Bayer agrees to pay $10 billion to settle RoundUp cancer cases

Bayer will have to pay between "$8.8 billion to $9.6 billion to resolve current Roundup lawsuits."


As a way to resolve thousands of Roundup cases, Bayer agreed to pay more than $10 billion in settlements. The company, which bought Monsanto, the maker of Roundup, in 2018, is being sued over herbicide dicamba as well as water contamination.

The lawsuits claim Roundup’s active ingredient, glyphosate, caused the plaintiffs to develop cancer in most cases non-Hodgkin’s lymphoma. Bayer will have to pay between “$8.8 billion to $9.6 billion to resolve current Roundup lawsuits,” NPR reported. It will also settle cases filed by farmers over dicamba—a broad-spectrum herbicide that when sprayed, drifts into neighboring farms causing crop damage. One of the biggest dicamba claims is pending in the U.S. District Court for the Eastern District of Missouri, in which Bayer could be responsible for paying a total of “$400 million to resolve the multi-district litigation” for damaged crops from 2015-2020.
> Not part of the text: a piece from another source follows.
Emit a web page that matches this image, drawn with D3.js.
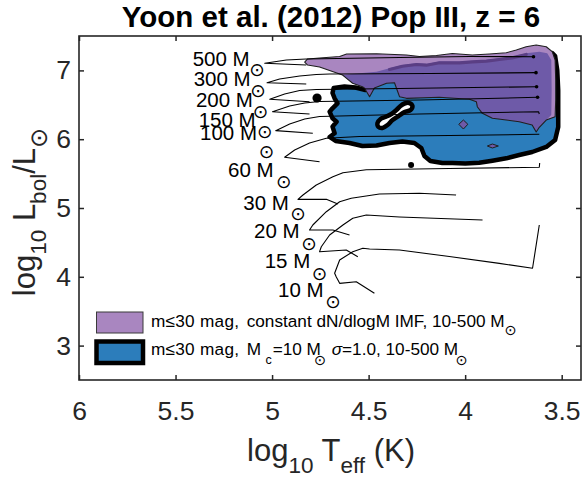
<!DOCTYPE html>
<html>
<head>
<meta charset="utf-8">
<title>Yoon et al. (2012) Pop III, z = 6</title>
<script src="https://cdn.jsdelivr.net/npm/d3@7"></script>
<style>
  html, body { margin: 0; padding: 0; background: #ffffff; }
  svg { display: block; font-family: "Liberation Sans", Arial, Helvetica, sans-serif; }
</style>
</head>
<body>
<svg id="hr" width="582" height="477"></svg>
<script>
// ---------- axis ticks ----------
const xTickValues = [6, 5.5, 5, 4.5, 4, 3.5];
const yTickValues = [3, 4, 5, 6, 7];

// ---------- evolutionary tracks: [log10 Teff, log10 Lbol/Lsun] ----------
const track500 = [[4.823,7.078],[5.038,7.103],[4.926,7.151],[4.823,7.166],[4.340,7.188],[3.978,7.202],[3.646,7.199]];
const track300 = [[4.823,6.802],[5.026,6.821],[4.961,6.875],[4.857,6.919],[4.771,6.940],[4.702,6.948],[4.185,6.955],[3.633,6.967]];
const track200 = [[4.806,6.545],[5.012,6.580],[4.935,6.657],[4.857,6.708],[4.771,6.722],[4.340,6.737],[3.630,6.763]];
const track150 = [[4.806,6.366],[4.998,6.400],[4.909,6.483],[4.831,6.526],[4.754,6.548],[4.237,6.570],[3.625,6.609]];
const track100 = [[4.789,6.086],[4.981,6.124],[4.909,6.221],[4.831,6.294],[4.754,6.330],[4.237,6.366],[3.620,6.400],[3.616,6.366]];
const track60  = [[4.754,5.673],[4.935,5.737],[4.883,5.843],[4.806,5.945],[4.719,6.013],[4.547,6.039],[4.082,6.054],[3.616,6.071]];
const track30  = [[4.659,5.058],[4.719,5.126],[4.866,5.126],[4.840,5.189],[4.771,5.334],[4.685,5.455],[4.633,5.513],[4.512,5.557],[4.082,5.574],[3.616,5.592],[3.614,5.654]];
const track20  = [[4.599,4.608],[4.685,4.680],[4.806,4.680],[4.789,4.753],[4.719,4.946],[4.650,5.091],[4.590,5.141],[4.444,5.203],[4.237,5.214],[4.047,5.189]];
const track15  = [[4.556,4.292],[4.616,4.390],[4.754,4.365],[4.745,4.437],[4.702,4.608],[4.633,4.753],[4.582,4.850],[4.512,4.898],[4.340,4.870],[3.910,4.826]];
const track10  = [[4.470,3.760],[4.564,3.929],[4.650,3.905],[4.668,4.001],[4.676,4.051],[4.650,4.244],[4.582,4.365],[4.530,4.414],[4.495,4.404],[4.340,4.390],[4.082,4.295],[3.823,4.195],[3.651,4.124],[3.616,4.753]];
const tracks = [track500, track300, track200, track150, track100, track60, track30, track20, track15, track10];

// initial masses, label anchors (right end of "M", baseline) and solar-symbol centres
const trackMasses = ["500", "300", "200", "150", "100", "60", "30", "20", "15", "10"];
const labelAnchor = [[5.116,7.064],[5.111,6.766],[5.099,6.472],[5.085,6.180],[5.078,5.990],[4.992,5.451],[4.913,4.971],[4.857,4.560],[4.802,4.124],[4.733,3.705]];
const sunAnchor   = [[5.078,7.016],[5.073,6.705],[5.060,6.410],[5.038,6.109],[5.029,5.818],[4.940,5.392],[4.866,4.923],[4.809,4.487],[4.754,4.051],[4.685,3.638]];

// end-of-track markers of the most massive models, and two stray points
const endMarkTracks = [track500, track300, track200, track150];
const bigMarks = [[4.767,6.599]];
const smallMarks = [[4.280,5.625]];

// ---------- m <= 30 mag region, constant dN/dlogM IMF ----------
const purpleTop = [[4.831,7.122],[4.816,7.166],[4.754,7.180],[4.650,7.202],[4.614,7.238],[4.459,7.243],[4.304,7.224],[4.237,7.202],[4.149,7.217],[4.066,7.246],[3.963,7.224],[3.875,7.238],[3.787,7.257],[3.735,7.297],[3.684,7.344],[3.632,7.369],[3.580,7.344],[3.549,7.272],[3.534,7.151],[3.531,6.860],[3.531,6.570],[3.534,6.327]];
const purpleBelow = [[3.580,6.279],[3.616,6.173],[3.632,6.105],[3.653,6.206],[3.720,6.254],[3.787,6.279],[3.859,6.304],[3.911,6.376],[3.937,6.472],[3.942,6.545],[3.978,6.580],[4.133,6.609],[4.304,6.594],[4.340,6.618],[4.366,6.821],[4.407,6.813],[4.470,6.744],[4.495,6.618],[4.521,6.740],[4.532,6.763],[4.583,6.813],[4.614,6.885],[4.635,6.933]];
const purpleTail = [[4.702,6.999],[4.754,7.049],[4.816,7.078]];
const purpleCoreTop = [[4.635,6.933],[4.547,6.958],[4.459,6.981],[4.392,7.031],[4.325,7.078],[4.252,7.103],[4.201,7.093],[4.133,7.129],[4.030,7.126],[3.963,7.141],[3.890,7.151],[3.823,7.176],[3.756,7.199],[3.684,7.249],[3.616,7.272],[3.575,7.249],[3.554,7.151],[3.552,6.715],[3.554,6.352]];
const purpleRidge = [[4.392,7.031],[4.325,7.078],[4.252,7.103],[4.201,7.093],[4.133,7.129],[4.030,7.126],[3.963,7.141],[3.890,7.151],[3.823,7.176],[3.756,7.199],[3.684,7.249]];
const purpleDiamond = [[4.009,6.279],[3.986,6.217],[4.009,6.148],[4.033,6.217]];
const purpleSliver = [[3.885,5.901],[3.859,5.930],[3.828,5.901],[3.859,5.872]];

// ---------- m <= 30 mag region, Mc = 10 Msun, sigma = 1.0 ----------
const blueRegion = [[4.681,6.744],[4.625,6.766],[4.568,6.751],[4.516,6.715],[4.506,6.933],[4.237,7.035],[3.823,7.093],[3.616,7.180],[3.549,7.253],[3.534,7.209],[3.523,7.006],[3.518,6.715],[3.518,6.177],[3.534,5.988],[3.580,5.887],[3.653,5.814],[3.720,5.770],[3.787,5.722],[3.859,5.688],[3.927,5.658],[3.999,5.647],[4.066,5.654],[4.118,5.654],[4.180,5.683],[4.211,5.756],[4.227,5.872],[4.263,5.945],[4.325,5.967],[4.392,5.945],[4.459,5.908],[4.532,5.901],[4.599,5.945],[4.671,5.974],[4.702,6.032],[4.676,6.086],[4.687,6.182],[4.666,6.254],[4.687,6.304],[4.702,6.400],[4.687,6.449],[4.661,6.522],[4.676,6.594],[4.687,6.672]];
const blueHole = [[4.454,6.235],[4.438,6.294],[4.413,6.323],[4.382,6.366],[4.356,6.424],[4.335,6.483],[4.314,6.519],[4.289,6.526],[4.273,6.483],[4.283,6.424],[4.314,6.395],[4.345,6.337],[4.376,6.279],[4.402,6.206],[4.428,6.163],[4.449,6.177]];
const blueSpeck = [[4.357,6.836],[4.323,6.836]];

// ---------- legend texts ----------
const legendLead = "m\u226430 mag,";
const legendLine1 = "constant dN/dlogM IMF, 10-500 M";
const legendLine2 = ["M", "c", "=10 M", "\u03c3", "=1.0, 10-500 M"];

// ---------- drawing ----------
const COL = {
  lightPurple: "#a986c0",
  darkPurple: "#6e5aa8",
  ridge: "#5a3e84",
  blue: "#2c7dbb",
  ink: "#262626"
};
const SUN = "\u2299";

const svg = d3.select("#hr");
const x = d3.scaleLinear().domain([6, 3.4]).range([79, 581]);
const y = d3.scaleLinear().domain([2.5, 7.5]).range([380, 36]);
const line = d3.line().x(d => x(d[0])).y(d => y(d[1]));
const closed = d3.line().x(d => x(d[0])).y(d => y(d[1])).curve(d3.curveLinearClosed);
const smoothClosed = d3.line().x(d => x(d[0])).y(d => y(d[1])).curve(d3.curveCatmullRomClosed.alpha(0.5));

svg.append("defs").append("clipPath").attr("id", "plotClip")
  .append("rect").attr("x", 79).attr("y", 36).attr("width", 502).attr("height", 344);

const plot = svg.append("g").attr("clip-path", "url(#plotClip)");

// blue region with its heavy outline, and the white gap inside it
plot.append("path").attr("d", closed(blueRegion))
  .attr("fill", COL.blue).attr("stroke", "#000").attr("stroke-width", 4.5).attr("stroke-linejoin", "round");
plot.append("path").attr("d", smoothClosed(blueHole))
  .attr("fill", "#fff").attr("stroke", "#000").attr("stroke-width", 4.5).attr("stroke-linejoin", "round");
plot.append("path").attr("d", line(blueSpeck))
  .attr("fill", "none").attr("stroke", "#000").attr("stroke-width", 2.5).attr("stroke-linecap", "round");

// purple region: light outer level, darker inner level, thin outline
const purpleOuter = purpleTop.concat(purpleBelow, purpleTail);
plot.append("path").attr("d", closed(purpleOuter)).attr("fill", COL.lightPurple);
plot.append("path").attr("d", closed(purpleCoreTop.concat(purpleBelow))).attr("fill", COL.darkPurple);
plot.append("path").attr("d", line(purpleRidge)).attr("transform", "translate(0,1.2)")
  .attr("fill", "none").attr("stroke", COL.ridge).attr("stroke-width", 3.2).attr("stroke-linecap", "round").attr("stroke-linejoin", "round");
plot.append("path").attr("d", closed(purpleOuter))
  .attr("fill", "none").attr("stroke", "#1e1e1e").attr("stroke-width", 1.1).attr("stroke-linejoin", "round");
[purpleDiamond, purpleSliver].forEach(p => {
  plot.append("path").attr("d", closed(p))
    .attr("fill", COL.darkPurple).attr("stroke", "#1e1e1e").attr("stroke-width", 1);
});

// tracks
plot.selectAll("path.track").data(tracks).join("path")
  .attr("class", "track")
  .attr("d", line)
  .attr("fill", "none").attr("stroke", "#000").attr("stroke-width", 1.1)
  .attr("stroke-linejoin", "round");

// markers
plot.selectAll("circle.end").data(endMarkTracks.map(t => t[t.length - 1])).join("circle")
  .attr("class", "end").attr("cx", d => x(d[0])).attr("cy", d => y(d[1])).attr("r", 1.8).attr("fill", "#000");
plot.selectAll("circle.big").data(bigMarks).join("circle")
  .attr("class", "big").attr("cx", d => x(d[0])).attr("cy", d => y(d[1])).attr("r", 4.6).attr("fill", "#000");
plot.selectAll("circle.small").data(smallMarks).join("circle")
  .attr("class", "small").attr("cx", d => x(d[0])).attr("cy", d => y(d[1])).attr("r", 3).attr("fill", "#000");

// mass labels: "<mass> M" with a lowered solar symbol
const labels = svg.append("g").attr("font-size", 20.5).attr("fill", "#000");
trackMasses.forEach((m, i) => {
  const t = labels.append("text")
    .attr("x", x(labelAnchor[i][0])).attr("y", y(labelAnchor[i][1]))
    .attr("text-anchor", "end");
  t.append("tspan").text(m + " M");
  t.append("tspan")
    .attr("x", x(sunAnchor[i][0])).attr("y", y(sunAnchor[i][1]) + 6.6)
    .attr("text-anchor", "middle")
    .attr("font-family", "DejaVu Sans").attr("font-size", 18.5)
    .text(SUN);
});

// axes: ticks inside on all four sides
const fmt = d3.format("~g");
const axB = svg.append("g").attr("transform", "translate(0,380)")
  .call(d3.axisBottom(x).tickValues(xTickValues).tickFormat(fmt).tickSizeInner(-5).tickSizeOuter(0).tickPadding(21));
const axT = svg.append("g").attr("transform", "translate(0,36)")
  .call(d3.axisTop(x).tickValues(xTickValues).tickFormat("").tickSizeInner(-5).tickSizeOuter(0));
const axL = svg.append("g").attr("transform", "translate(79,0)")
  .call(d3.axisLeft(y).tickValues(yTickValues).tickFormat(fmt).tickSizeInner(-5).tickSizeOuter(0).tickPadding(8));
const axR = svg.append("g").attr("transform", "translate(581,0)")
  .call(d3.axisRight(y).tickValues(yTickValues).tickFormat("").tickSizeInner(-5).tickSizeOuter(0));
[axB, axT, axL, axR].forEach(g => {
  g.select(".domain").remove();
  g.selectAll(".tick line").attr("stroke", COL.ink).attr("stroke-width", 1.5);
  g.selectAll(".tick text").attr("fill", COL.ink).attr("font-size", 26.5)
    .attr("font-family", "Liberation Sans, Arial, sans-serif");
});
svg.append("rect").attr("x", 79).attr("y", 36).attr("width", 502).attr("height", 344)
  .attr("fill", "none").attr("stroke", COL.ink).attr("stroke-width", 1.6);

// legend
const leg = svg.append("g");
leg.append("rect").attr("x", 96.5).attr("y", 312).attr("width", 46.5).attr("height", 21)
  .attr("fill", COL.lightPurple).attr("stroke", "#3a3a3a").attr("stroke-width", 1);
leg.append("rect").attr("x", 96.5).attr("y", 341.5).attr("width", 46.5).attr("height", 21.5)
  .attr("fill", COL.blue).attr("stroke", "#000").attr("stroke-width", 4.5);
const legText = leg.append("g").attr("font-size", 17.2).attr("fill", "#000");
const l1 = legText.append("text").attr("x", 151).attr("y", 327);
l1.append("tspan").attr("textLength", 88).attr("lengthAdjust", "spacing").text(legendLead);
l1.append("tspan").attr("x", 246.7).text(legendLine1);
l1.append("tspan").attr("x", 510.7).attr("y", 334.6).attr("text-anchor", "middle")
  .attr("font-family", "DejaVu Sans").attr("font-size", 14.5).text(SUN);
const l2 = legText.append("text").attr("x", 151).attr("y", 354.5);
l2.append("tspan").attr("textLength", 88).attr("lengthAdjust", "spacing").text(legendLead);
l2.append("tspan").attr("x", 246.7).text(legendLine2[0]);
l2.append("tspan").attr("x", 265.5).attr("y", 363.5).attr("font-size", 12.5).text(legendLine2[1]);
l2.append("tspan").attr("x", 272.7).attr("y", 354.5).text(legendLine2[2]);
l2.append("tspan").attr("x", 320).attr("y", 365.3).attr("text-anchor", "middle")
  .attr("font-family", "DejaVu Sans").attr("font-size", 14.5).text(SUN);
l2.append("tspan").attr("x", 331.7).attr("y", 354.5).attr("font-style", "italic").text(legendLine2[3]);
l2.append("tspan").text(legendLine2[4]);
l2.append("tspan").attr("x", 461.7).attr("y", 365.3).attr("text-anchor", "middle")
  .attr("font-family", "DejaVu Sans").attr("font-size", 14.5).text(SUN);

// title and axis titles
svg.append("text").attr("x", 331).attr("y", 27).attr("text-anchor", "middle")
  .attr("font-size", 29.5).attr("font-weight", "bold").attr("fill", "#000")
  .text("Yoon et al. (2012) Pop III, z = 6");

const xl = svg.append("text").attr("x", 331).attr("y", 461).attr("text-anchor", "middle")
  .attr("font-size", 31).attr("fill", COL.ink);
xl.append("tspan").text("log");
xl.append("tspan").attr("font-size", 22.5).attr("dy", 12).text("10");
xl.append("tspan").attr("dy", -12).text(" T");
xl.append("tspan").attr("font-size", 22.5).attr("dy", 12).text("eff");
xl.append("tspan").attr("dy", -12).text(" (K)");

const yl = svg.append("text").attr("transform", "translate(35,212) rotate(-90)")
  .attr("text-anchor", "middle").attr("font-size", 31).attr("fill", COL.ink);
yl.append("tspan").text("log");
yl.append("tspan").attr("font-size", 22.5).attr("dy", 11).text("10");
yl.append("tspan").attr("dy", -11).text(" L");
yl.append("tspan").attr("font-size", 22.5).attr("dy", 11).text("bol");
yl.append("tspan").attr("dy", -11).text("/L");
yl.append("tspan").attr("font-size", 24).attr("font-family", "DejaVu Sans").attr("dy", 12).text(SUN);
</script>
</body>
</html>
Regarding water contamination by PCBs, Bayer is likely to pay $650 million in local lawsuits and “$170 million to the attorneys-general of New Mexico, Washington and the District of Columbia,” NPR reported. The lawsuits say that while Monsanto halted the production of toxic PBCs in 1977 (the EPA banned the use of them in 1979), “they persist in the environment because they bind to sediments and soils” causing health risks from high exposure, State Impact Pennsylvania reported.

While different parts of the deal are still currently pending court approval, overall, the settlement does not cover three cases that have already gone to trial and could face appeals.

Werner Baumann, CEO of Bayer, said the decision will “return the conversation about the safety and utility of glyphosate-based herbicides to the scientific and regulatory arena and to the full body of science.”

In 2015, the World Health Organization’s International Agency for Research on Cancer said glyphosate was “probably carcinogenic to humans.”